MATERIAL:
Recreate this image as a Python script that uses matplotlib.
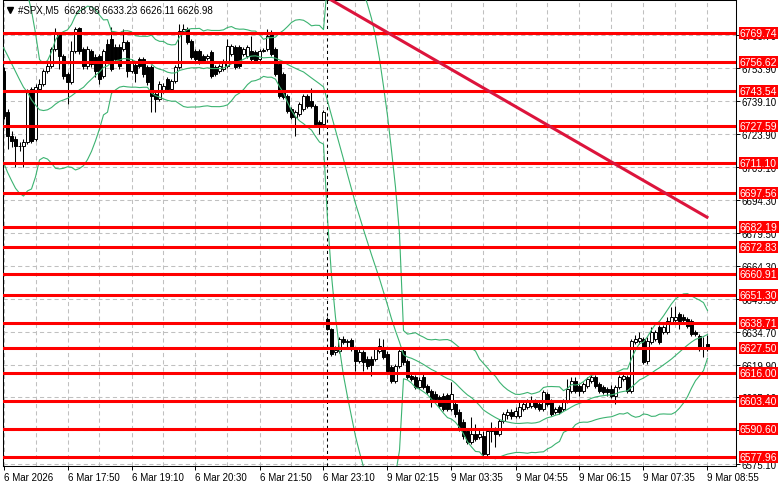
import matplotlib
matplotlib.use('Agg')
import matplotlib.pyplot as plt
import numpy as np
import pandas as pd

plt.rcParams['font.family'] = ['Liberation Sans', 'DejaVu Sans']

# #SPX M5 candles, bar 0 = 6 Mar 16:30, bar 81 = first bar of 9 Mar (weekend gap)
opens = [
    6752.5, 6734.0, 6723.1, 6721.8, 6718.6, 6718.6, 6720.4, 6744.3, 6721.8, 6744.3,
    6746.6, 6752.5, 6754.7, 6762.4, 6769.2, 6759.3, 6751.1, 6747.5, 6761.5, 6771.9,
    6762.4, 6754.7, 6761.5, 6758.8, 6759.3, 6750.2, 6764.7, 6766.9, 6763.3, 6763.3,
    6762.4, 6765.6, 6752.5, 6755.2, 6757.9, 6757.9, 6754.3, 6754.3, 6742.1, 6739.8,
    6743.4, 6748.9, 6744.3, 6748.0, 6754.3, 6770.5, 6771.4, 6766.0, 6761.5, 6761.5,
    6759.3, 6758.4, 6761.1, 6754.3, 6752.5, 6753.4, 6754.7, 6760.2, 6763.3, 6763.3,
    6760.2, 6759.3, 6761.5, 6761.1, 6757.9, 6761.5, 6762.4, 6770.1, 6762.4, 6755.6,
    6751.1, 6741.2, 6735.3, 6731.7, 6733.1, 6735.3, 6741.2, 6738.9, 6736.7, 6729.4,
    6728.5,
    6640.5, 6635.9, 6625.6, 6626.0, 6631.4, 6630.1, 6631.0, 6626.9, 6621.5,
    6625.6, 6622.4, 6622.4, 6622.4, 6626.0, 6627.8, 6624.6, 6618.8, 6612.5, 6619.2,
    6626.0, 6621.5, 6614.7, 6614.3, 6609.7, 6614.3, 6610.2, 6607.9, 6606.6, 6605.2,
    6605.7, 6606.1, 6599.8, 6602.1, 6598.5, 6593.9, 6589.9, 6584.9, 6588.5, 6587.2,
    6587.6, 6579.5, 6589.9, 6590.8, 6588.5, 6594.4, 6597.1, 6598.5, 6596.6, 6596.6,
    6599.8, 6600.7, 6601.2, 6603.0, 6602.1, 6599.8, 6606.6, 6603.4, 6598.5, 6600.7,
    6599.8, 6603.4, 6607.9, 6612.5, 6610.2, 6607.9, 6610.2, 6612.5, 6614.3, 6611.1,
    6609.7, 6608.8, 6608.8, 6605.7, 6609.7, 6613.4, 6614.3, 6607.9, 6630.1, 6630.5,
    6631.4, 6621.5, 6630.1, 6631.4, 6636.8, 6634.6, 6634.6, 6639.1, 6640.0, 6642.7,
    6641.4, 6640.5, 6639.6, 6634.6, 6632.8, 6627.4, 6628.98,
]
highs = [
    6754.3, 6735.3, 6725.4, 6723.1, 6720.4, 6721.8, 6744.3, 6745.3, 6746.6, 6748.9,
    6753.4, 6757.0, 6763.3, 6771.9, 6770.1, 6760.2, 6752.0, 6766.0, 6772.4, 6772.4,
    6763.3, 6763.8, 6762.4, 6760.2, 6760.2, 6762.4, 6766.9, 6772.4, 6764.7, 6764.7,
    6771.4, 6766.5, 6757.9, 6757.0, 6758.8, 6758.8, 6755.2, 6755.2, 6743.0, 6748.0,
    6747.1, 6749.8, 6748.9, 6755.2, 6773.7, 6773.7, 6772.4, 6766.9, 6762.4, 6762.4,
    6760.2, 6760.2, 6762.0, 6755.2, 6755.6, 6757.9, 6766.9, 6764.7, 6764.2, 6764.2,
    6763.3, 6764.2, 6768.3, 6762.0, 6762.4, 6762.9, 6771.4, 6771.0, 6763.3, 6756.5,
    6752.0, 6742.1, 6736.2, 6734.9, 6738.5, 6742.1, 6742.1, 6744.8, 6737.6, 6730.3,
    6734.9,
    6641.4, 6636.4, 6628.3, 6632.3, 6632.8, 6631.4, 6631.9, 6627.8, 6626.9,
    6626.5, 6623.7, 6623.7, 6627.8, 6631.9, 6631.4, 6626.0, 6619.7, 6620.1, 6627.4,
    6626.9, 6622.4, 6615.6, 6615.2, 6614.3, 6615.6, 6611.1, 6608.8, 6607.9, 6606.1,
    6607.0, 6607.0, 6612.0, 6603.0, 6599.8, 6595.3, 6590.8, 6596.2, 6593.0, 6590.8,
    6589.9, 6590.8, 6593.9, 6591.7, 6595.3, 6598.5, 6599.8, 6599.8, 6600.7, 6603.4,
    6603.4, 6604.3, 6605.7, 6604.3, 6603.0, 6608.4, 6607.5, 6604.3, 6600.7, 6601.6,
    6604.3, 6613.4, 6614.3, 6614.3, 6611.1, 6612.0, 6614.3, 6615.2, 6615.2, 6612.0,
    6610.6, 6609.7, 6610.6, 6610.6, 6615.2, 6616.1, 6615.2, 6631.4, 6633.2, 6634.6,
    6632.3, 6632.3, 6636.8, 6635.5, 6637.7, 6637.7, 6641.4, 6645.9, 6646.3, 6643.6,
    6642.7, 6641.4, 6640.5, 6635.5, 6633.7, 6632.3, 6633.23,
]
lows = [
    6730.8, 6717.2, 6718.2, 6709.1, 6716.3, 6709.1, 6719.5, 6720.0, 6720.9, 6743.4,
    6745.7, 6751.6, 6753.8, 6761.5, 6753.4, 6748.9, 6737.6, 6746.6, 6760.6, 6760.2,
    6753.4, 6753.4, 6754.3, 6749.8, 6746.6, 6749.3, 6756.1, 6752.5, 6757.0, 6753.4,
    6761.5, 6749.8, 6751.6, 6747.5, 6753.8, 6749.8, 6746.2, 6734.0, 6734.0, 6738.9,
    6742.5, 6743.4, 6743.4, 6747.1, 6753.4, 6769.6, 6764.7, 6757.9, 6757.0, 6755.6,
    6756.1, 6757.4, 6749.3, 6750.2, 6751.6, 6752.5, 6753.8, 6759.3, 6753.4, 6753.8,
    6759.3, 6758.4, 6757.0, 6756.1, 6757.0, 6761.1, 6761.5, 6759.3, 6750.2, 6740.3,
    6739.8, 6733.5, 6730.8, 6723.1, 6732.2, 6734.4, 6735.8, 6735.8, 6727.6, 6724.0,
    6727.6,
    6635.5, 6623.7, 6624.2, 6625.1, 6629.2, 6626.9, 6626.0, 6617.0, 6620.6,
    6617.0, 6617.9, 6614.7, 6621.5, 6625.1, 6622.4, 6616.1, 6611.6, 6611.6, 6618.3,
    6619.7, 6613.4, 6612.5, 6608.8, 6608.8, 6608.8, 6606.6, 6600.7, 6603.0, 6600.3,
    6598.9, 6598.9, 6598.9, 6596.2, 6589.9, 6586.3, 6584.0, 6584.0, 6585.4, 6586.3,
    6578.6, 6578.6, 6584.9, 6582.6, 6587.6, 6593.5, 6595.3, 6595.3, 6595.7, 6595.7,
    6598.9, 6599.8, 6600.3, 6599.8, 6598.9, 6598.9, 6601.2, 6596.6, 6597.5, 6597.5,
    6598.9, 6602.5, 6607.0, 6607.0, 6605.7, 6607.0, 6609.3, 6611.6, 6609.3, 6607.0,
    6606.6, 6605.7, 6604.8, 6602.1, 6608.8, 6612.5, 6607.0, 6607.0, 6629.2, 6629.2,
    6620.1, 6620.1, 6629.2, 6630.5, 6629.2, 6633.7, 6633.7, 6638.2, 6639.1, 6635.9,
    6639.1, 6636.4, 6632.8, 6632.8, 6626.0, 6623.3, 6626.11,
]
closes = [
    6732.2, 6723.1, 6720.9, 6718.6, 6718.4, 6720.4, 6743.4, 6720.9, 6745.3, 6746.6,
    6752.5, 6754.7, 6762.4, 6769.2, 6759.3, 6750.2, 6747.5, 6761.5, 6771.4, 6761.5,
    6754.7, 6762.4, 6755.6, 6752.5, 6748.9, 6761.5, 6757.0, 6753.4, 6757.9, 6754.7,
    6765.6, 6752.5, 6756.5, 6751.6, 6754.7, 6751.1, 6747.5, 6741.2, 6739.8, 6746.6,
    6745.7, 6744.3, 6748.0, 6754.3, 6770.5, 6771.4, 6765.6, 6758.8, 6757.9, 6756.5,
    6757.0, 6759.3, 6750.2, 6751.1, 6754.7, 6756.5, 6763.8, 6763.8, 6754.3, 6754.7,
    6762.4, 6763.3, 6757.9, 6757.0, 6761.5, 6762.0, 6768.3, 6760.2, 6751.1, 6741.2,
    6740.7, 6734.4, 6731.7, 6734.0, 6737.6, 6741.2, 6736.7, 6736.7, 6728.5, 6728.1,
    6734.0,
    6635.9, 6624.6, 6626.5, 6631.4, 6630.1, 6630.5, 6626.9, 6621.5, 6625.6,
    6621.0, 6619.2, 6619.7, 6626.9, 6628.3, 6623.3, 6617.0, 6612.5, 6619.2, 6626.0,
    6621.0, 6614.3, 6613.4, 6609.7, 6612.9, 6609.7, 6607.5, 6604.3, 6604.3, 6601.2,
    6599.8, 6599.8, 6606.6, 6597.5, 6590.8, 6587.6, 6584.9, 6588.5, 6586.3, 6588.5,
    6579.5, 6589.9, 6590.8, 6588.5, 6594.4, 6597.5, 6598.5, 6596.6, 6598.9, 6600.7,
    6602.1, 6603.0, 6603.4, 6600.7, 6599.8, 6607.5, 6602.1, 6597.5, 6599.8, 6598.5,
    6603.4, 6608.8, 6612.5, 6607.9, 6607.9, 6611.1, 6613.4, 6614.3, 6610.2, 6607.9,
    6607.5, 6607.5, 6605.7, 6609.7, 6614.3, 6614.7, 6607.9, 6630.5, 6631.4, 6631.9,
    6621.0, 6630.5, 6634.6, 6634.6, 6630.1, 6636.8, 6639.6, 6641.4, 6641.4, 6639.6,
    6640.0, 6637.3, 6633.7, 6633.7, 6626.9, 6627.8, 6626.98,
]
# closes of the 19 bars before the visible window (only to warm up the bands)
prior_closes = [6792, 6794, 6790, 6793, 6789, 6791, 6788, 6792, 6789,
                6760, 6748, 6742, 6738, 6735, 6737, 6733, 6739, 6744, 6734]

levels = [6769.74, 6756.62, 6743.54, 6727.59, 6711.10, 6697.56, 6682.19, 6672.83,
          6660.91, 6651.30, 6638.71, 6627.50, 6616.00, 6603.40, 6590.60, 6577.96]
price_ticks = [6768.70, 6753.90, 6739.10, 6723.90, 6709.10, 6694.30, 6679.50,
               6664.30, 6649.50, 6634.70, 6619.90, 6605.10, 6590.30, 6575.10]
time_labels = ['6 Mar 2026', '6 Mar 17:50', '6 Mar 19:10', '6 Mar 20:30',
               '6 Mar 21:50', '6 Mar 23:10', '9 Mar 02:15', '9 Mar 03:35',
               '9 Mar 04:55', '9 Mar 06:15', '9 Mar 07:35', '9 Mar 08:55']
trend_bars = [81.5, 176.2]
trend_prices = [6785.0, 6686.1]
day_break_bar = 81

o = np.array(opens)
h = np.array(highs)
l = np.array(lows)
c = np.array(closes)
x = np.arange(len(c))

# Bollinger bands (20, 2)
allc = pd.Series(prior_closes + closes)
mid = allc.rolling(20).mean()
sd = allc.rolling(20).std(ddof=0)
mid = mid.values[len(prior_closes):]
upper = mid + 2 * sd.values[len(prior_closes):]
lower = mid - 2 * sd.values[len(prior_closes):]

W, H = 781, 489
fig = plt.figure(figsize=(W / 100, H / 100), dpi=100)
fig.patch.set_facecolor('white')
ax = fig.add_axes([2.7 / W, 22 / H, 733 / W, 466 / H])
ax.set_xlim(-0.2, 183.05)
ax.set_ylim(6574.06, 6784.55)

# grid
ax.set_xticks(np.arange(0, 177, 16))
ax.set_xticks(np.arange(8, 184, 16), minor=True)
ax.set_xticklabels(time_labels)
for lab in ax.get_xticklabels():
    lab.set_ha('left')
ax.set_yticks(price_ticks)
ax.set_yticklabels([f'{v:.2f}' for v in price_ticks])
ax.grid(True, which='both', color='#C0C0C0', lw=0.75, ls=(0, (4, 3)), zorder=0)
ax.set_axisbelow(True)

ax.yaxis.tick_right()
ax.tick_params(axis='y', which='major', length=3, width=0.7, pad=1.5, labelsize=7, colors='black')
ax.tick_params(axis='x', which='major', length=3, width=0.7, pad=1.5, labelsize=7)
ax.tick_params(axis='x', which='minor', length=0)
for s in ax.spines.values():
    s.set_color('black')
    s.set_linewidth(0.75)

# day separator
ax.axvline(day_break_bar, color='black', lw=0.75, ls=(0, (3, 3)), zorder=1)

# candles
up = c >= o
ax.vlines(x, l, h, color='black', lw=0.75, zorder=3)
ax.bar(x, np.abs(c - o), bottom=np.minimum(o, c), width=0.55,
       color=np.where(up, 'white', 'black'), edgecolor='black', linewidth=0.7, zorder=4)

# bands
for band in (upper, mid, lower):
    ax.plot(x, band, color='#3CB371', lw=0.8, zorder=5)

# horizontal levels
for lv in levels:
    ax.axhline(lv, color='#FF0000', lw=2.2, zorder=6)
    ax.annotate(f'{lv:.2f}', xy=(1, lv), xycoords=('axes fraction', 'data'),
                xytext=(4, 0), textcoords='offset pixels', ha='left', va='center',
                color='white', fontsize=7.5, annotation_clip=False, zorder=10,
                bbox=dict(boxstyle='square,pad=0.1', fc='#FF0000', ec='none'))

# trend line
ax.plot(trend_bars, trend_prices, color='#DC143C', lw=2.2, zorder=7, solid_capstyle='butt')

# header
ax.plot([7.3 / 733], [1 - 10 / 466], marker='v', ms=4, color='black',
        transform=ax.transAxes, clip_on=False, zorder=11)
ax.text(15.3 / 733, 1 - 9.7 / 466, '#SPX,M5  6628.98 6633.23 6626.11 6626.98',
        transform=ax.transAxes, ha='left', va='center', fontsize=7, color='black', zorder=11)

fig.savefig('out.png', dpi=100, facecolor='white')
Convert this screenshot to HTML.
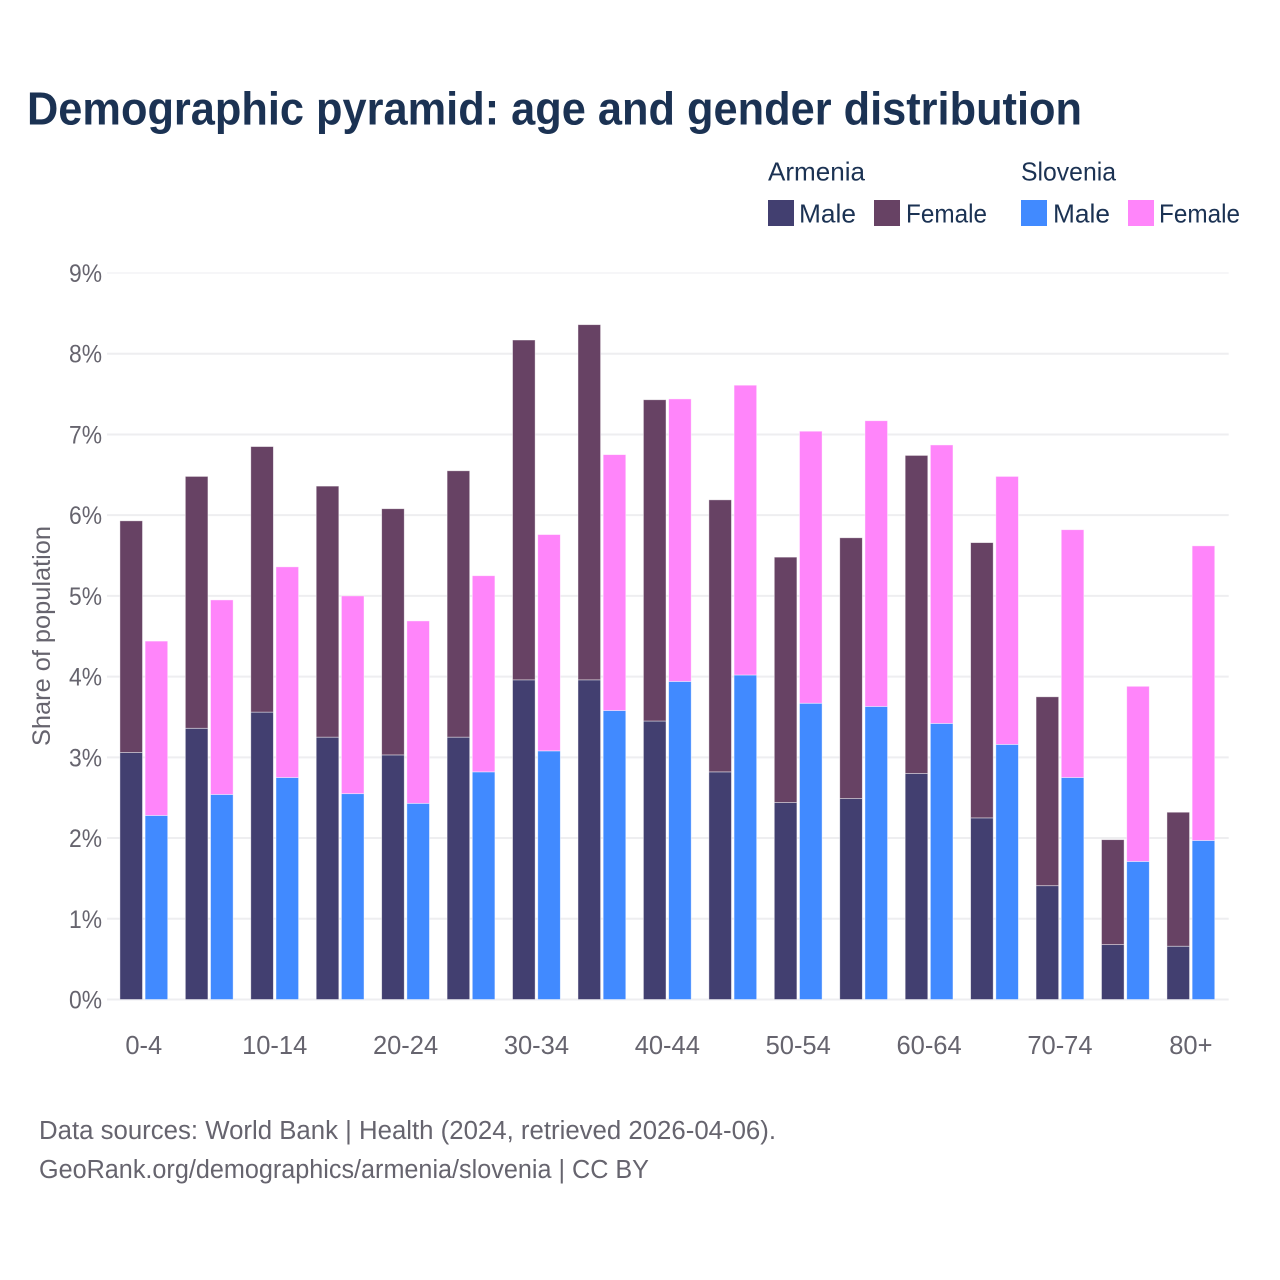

OBJECTIVE:
Leave out the pictures and restate, word for word, the lines from the top of the data through the line containing "plt.rcParams['font.family'] = ['Liberation", both included.

RESULT OF THIS TASK:
Recreate this image as a Python script that uses matplotlib.
import matplotlib
matplotlib.use('Agg')
import matplotlib.pyplot as plt
import numpy as np
import pandas as pd

plt.rcParams['font.family'] = ['Liberation Sans', 'DejaVu Sans']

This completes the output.